7. appears fully compatible with the teachings of eminent, perhaps preeminent, spiritual author Eckhart
Tolle.
8. appears to include, and fully consolidate, all relevant areas of
human and worldly consequence, leaving no measurable gaps or mysteries.
9. appears to supply the attainable solutions to any conceivable
problem.
Do you believe this claim? Does it seem outrageous? Too lofty to be
true? It’s not actually a big deal if you consider that these landscapes are
far less complex than we might otherwise interpret once you see through all the
fog and fragmentation of the illusions of mind and society. Regardless, I don’t
invite belief or even suggest belief; only awareness that the claim exists.
That is all.
My, what grandeur I must suffer from, eh? I must think I’m a Jesus or
Buddha, right? What I think is that Jesus and Buddha were
ordinary humans who were merely untethered from the constant bindings which
suffocate normal society and were simply free
to think simply, and were blessed with the opportunity to avoid a lot of
distracting, time-consuming work of a normal role in their societies, and the
associated stresses.
I don’t at all think that Jesus or the Buddha did anything which is beyond
the reach of normal humans and that the belief otherwise, the putting them on a
pedestal, is among the most harmful consequences of normal religions.

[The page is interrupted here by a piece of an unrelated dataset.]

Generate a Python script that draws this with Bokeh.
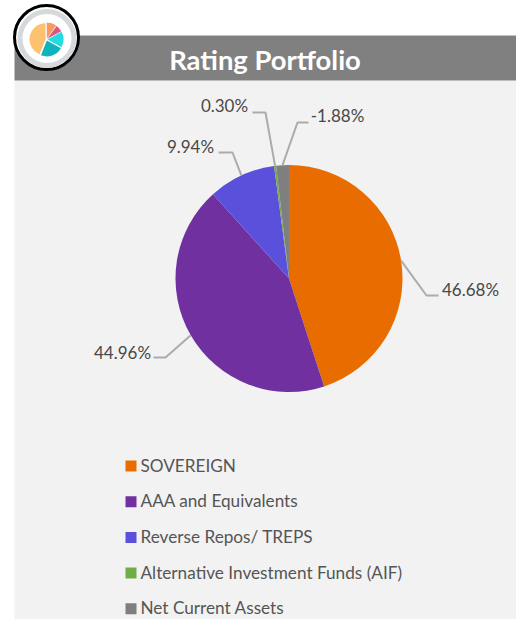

And if my above claim is true and is enough to qualify the work a
religion-of-sorts, then regardless of the rite of ordination and its legal
bearing, I would best qualify its leader, at least for now, in the current
absence of someone more qualified, whom I would eagerly invite or subscribe to,
for I interpret that my leadership skills are lacking.
Although, where among the above nine qualifiers is its “holy” book?
Alas there is none. Its “scriptures” are here, there and everywhere and very
much incomplete. And frankly I wonder if all the remaining undocumented
material is still retrievable from my mind.
I have so very often tinkered about with plans and short-lived attempts
at creating such a tome and the scope of the project feels often unbearable. It
is simply so big and interconnected that organizing it all looms a monstrous
beast.
I do possess a skeletal framework though (which only Neo has seen), which
is workable I think, yet somewhat flexible and arbitrary in arrangement, which
I produced years ago and which organizes the broad landscape into a hierarchy
of eighty-something sections, mapped by prerequisites. Some sections would
require further breakdown into chapters.
Perhaps my two attempts to write the thing from the beginning toward
distant end, in quite contrasting styles, were the wrong ways to go, and I
should simply expand on the framework in gradual stages; building it outward in
rings instead of trying to travel the linear circumference.